DPG holds a dominant position in the UK pizza delivery market with a 54% market share, making it more than 3.5 times the size of its nearest competitor. José highlighted that DPG is strengthening this leadership, having added over 90 stores in the past two years while its two largest branded competitors have seen a net reduction in their store counts. This scale provides DPG with durable competitive advantages in brand awareness, sourcing efficiencies, and the ability to optimize delivery times, which is a key service metric.
The company’s growth strategy is multi-faceted. The first leg focuses on maximizing revenues from the existing network by improving service, continuous product innovation, and the national rollout of a loyalty program designed to increase average order frequency from 4.3 to over 5.0 times per year. The second leg is expanding the store network in the UK, which remains underpenetrated (53k people/store) compared to markets like the US (28k). This expansion is targeting smaller towns and splitting existing territories. A third leg involves accelerating growth in Ireland, an even less penetrated market (85k people/store) with an opportunity for over 100 new locations.
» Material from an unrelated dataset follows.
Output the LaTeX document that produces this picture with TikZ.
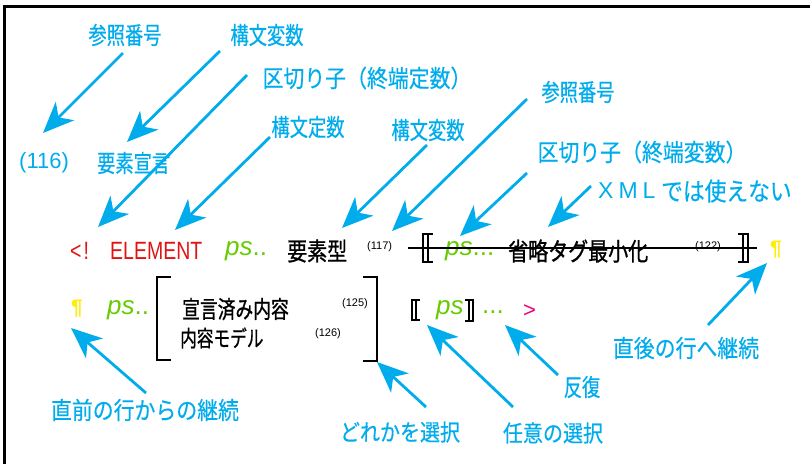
\documentclass[tikz,border=0pt]{standalone}
\usepackage{fontspec}
\setmainfont{Liberation Sans}
\newfontfamily\jpw[FakeStretch=0.87,FakeBold=0.4]{Noto Sans CJK JP}
\newfontfamily\jpn[FakeStretch=0.76,FakeBold=0.4]{Noto Sans CJK JP}
\newfontfamily\jpb[FakeStretch=0.80,FakeBold=0.8]{Noto Sans CJK JP}
\newfontfamily\jpbn[FakeStretch=0.74,FakeBold=0.8]{Noto Sans CJK JP}
\newfontfamily\narrowsans[FakeStretch=0.78]{Liberation Sans}
\usetikzlibrary{arrows.meta}
\definecolor{cyanc}{RGB}{0,172,236}
\definecolor{redc}{RGB}{225,20,20}
\definecolor{greenc}{RGB}{102,204,0}
\definecolor{yellowc}{RGB}{255,238,0}
\definecolor{pinkc}{RGB}{240,0,120}
\tikzset{
  lbl/.style={text=cyanc, inner sep=0pt, font=\jpw\fontsize{24}{26}\selectfont},
  lbln/.style={text=cyanc, inner sep=0pt, font=\jpn\fontsize{24}{26}\selectfont},
  arr/.style={draw=cyanc, line width=2.8pt, -{Stealth[length=31pt,width=26pt,inset=9pt]}},
  blk/.style={text=black, inner sep=0pt, anchor=west, font=\jpb\fontsize{25}{27}\selectfont},
  num/.style={text=black, inner sep=0pt, anchor=west, font=\fontsize{11}{12}\selectfont},
  grn/.style={text=greenc, inner sep=0pt, anchor=west, font=\fontsize{26}{28}\selectfont},
  para/.style={text=yellowc, inner sep=0pt, font=\bfseries\fontsize{21}{23}\selectfont},
  br/.style={draw=black, line width=1.6pt},
  bigbr/.style={draw=black, line width=2.5pt}
}
\begin{document}
\begin{tikzpicture}[x=1pt,y=-1pt]
\useasboundingbox (0,0) rectangle (810,464);
% frame
\draw[line width=3pt] (4,464) -- (4,6) -- (810,6);

% top labels
\node[lbln] (ref1) at (125,35) {参照番号};
\node[lbln] (var1) at (267,35) {構文変数};
\node[lbl] (delim1) at (367,78) {区切り子（終端定数）};
\node[lbln] (const) at (308,127) {構文定数};
\node[lbln] (var2) at (428,130) {構文変数};
\node[lbln] (ref2) at (578,92) {参照番号};
\node[lbl] (delim2) at (642,152) {区切り子（終端変数）};
\node[text=cyanc, inner sep=0pt, anchor=west, font=\fontsize{23}{26}\selectfont] (xmlw) at (598,191) {X\kern5pt M\kern5pt L};
\node[lbl, anchor=west, font=\jpw\fontsize{25}{27}\selectfont] (xml) at (661,191) {では使えない};
\node[text=cyanc, inner sep=0pt, anchor=west, font=\fontsize{22}{24}\selectfont] (n116) at (19,163) {(116)};
\node[lbln, anchor=west] (decl) at (97,163) {要素宣言};

% row 1
\node[text=redc, inner sep=0pt, anchor=west, font=\narrowsans\fontsize{25}{27}\selectfont] (lt) at (70,251) {<\kern2pt!};
\node[text=redc, inner sep=0pt, anchor=west, font=\narrowsans\fontsize{25}{27}\selectfont] (elem) at (110,251) {ELEMENT};
\node[grn] (ps1) at (225,251) {\textit{ps}..};
\node[blk] (etype) at (287,251) {要素型};
\node[num] (n117) at (367,247) {(117)};
\node[grn] (ps2) at (445,251) {\textit{ps}...};
\node[blk] (omit) at (508,251) {省略タグ最小化};
\node[num] (n122) at (695,247) {(122)};
\node[para] (para1) at (776,250) {¶};
% strike line and double brackets
\draw[line width=1.5pt] (408,248) -- (757,248);
\draw[br] (433,234) -- (423,234) -- (423,262) -- (433,262);
\draw[br] (428,234) -- (428,262);
\draw[br] (738,234) -- (748,234) -- (748,262) -- (738,262);
\draw[br] (743,234) -- (743,262);

% row 2
\node[para] (para2) at (77,309) {¶};
\node[grn] (ps3) at (107,310) {\textit{ps}..};
\node[blk, font=\jpbn\fontsize{24}{26}\selectfont] (cdecl) at (182,309) {宣言済み内容};
\node[num] (n125) at (342,304) {(125)};
\node[blk, font=\jpbn\fontsize{22.5}{24}\selectfont] (cmodel) at (180,338) {内容モデル};
\node[num] (n126) at (315,334) {(126)};
\draw[bigbr] (171,277) -- (157,277) -- (157,360) -- (171,360);
\draw[bigbr] (363,277) -- (377,277) -- (377,361) -- (363,361);
\draw[br] (420,300) -- (412,300) -- (412,320) -- (420,320);
\draw[br] (416,300) -- (416,320);
\draw[br] (465,300) -- (473,300) -- (473,321) -- (465,321);
\draw[br] (469,300) -- (469,321);
\node[grn] (ps4) at (436,310) {\textit{ps}};
\node[grn] (dots) at (482,312) {...};
\node[text=pinkc, inner sep=0pt, anchor=west, font=\fontsize{22}{24}\selectfont] (gt) at (523,311) {>};

% bottom labels
\node[lbl] (prev) at (145,410) {直前の行からの継続};
\node[lbl, font=\jpw\fontsize{23}{26}\selectfont] (anyone) at (400,432) {どれかを選択};
\node[lbl, font=\jpw\fontsize{23}{26}\selectfont] (opt) at (553,433) {任意の選択};
\node[lbl, font=\jpn\fontsize{24}{26}\selectfont] (rep) at (582,387) {反復};
\node[lbl] (next) at (686,348) {直後の行へ継続};

% arrow end points
\coordinate (a1s) at (123,53);  \coordinate (a1e) at (43,133);
\coordinate (a2s) at (220,51);  \coordinate (a2e) at (127,142);
\coordinate (a3s) at (247,75);  \coordinate (a3e) at (98,227);
\coordinate (a4s) at (270,137); \coordinate (a4e) at (175,230);
\coordinate (a5s) at (427,145); \coordinate (a5e) at (342,228);
\coordinate (a6s) at (527,99);  \coordinate (a6e) at (392,231);
\coordinate (a7s) at (527,173); \coordinate (a7e) at (460,236);
\coordinate (a8s) at (591,186); \coordinate (a8e) at (548,227);
\coordinate (a9s) at (708,325); \coordinate (a9e) at (767,263);
\coordinate (a10s) at (146,393); \coordinate (a10e) at (71,328);
\coordinate (a11s) at (426,407); \coordinate (a11e) at (377,362);
\coordinate (a12s) at (513,407); \coordinate (a12e) at (427,325);
\coordinate (a13s) at (558,375); \coordinate (a13e) at (505,325);

\draw[arr] (a1s) -- (a1e);
\draw[arr] (a2s) -- (a2e);
\draw[arr] (a3s) -- (a3e);
\draw[arr] (a4s) -- (a4e);
\draw[arr] (a5s) -- (a5e);
\draw[arr] (a6s) -- (a6e);
\draw[arr] (a7s) -- (a7e);
\draw[arr] (a8s) -- (a8e);
\draw[arr] (a9s) -- (a9e);
\draw[arr] (a10s) -- (a10e);
\draw[arr] (a11s) -- (a11e);
\draw[arr] (a12s) -- (a12e);
\draw[arr] (a13s) -- (a13e);
\end{tikzpicture}
\end{document}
DPG is also exploring further growth avenues, including leveraging its supply chain, franchisee network, and 13.5 million active customers to launch a second, non-pizza fast-food brand in the UK. The company is exploring international expansion, signaled by its 12.1% stake in Domino’s Pizza Poland. José noted the company’s strong FCF generation and commitment to shareholder returns, having distributed 460 million GBP via dividends and buybacks in the last four years, equivalent to 52% of its recent market capitalization.
According to José, the investment opportunity exists because a >50% share price decline, driven by a weak UK consumer environment that has temporarily stalled LFL sales growth, has disconnected the company’s valuation from its fundamentals. He views this slowdown as cyclical. The company’s shares recently traded at historical low multiples of less than 10x P/E and at a FCF yield of approximately 10%. This valuation represents a discount to comparable companies, despite DPG’s market leadership. The balance sheet remains solid with leverage at approximately 2.0x net debt/EBITDA.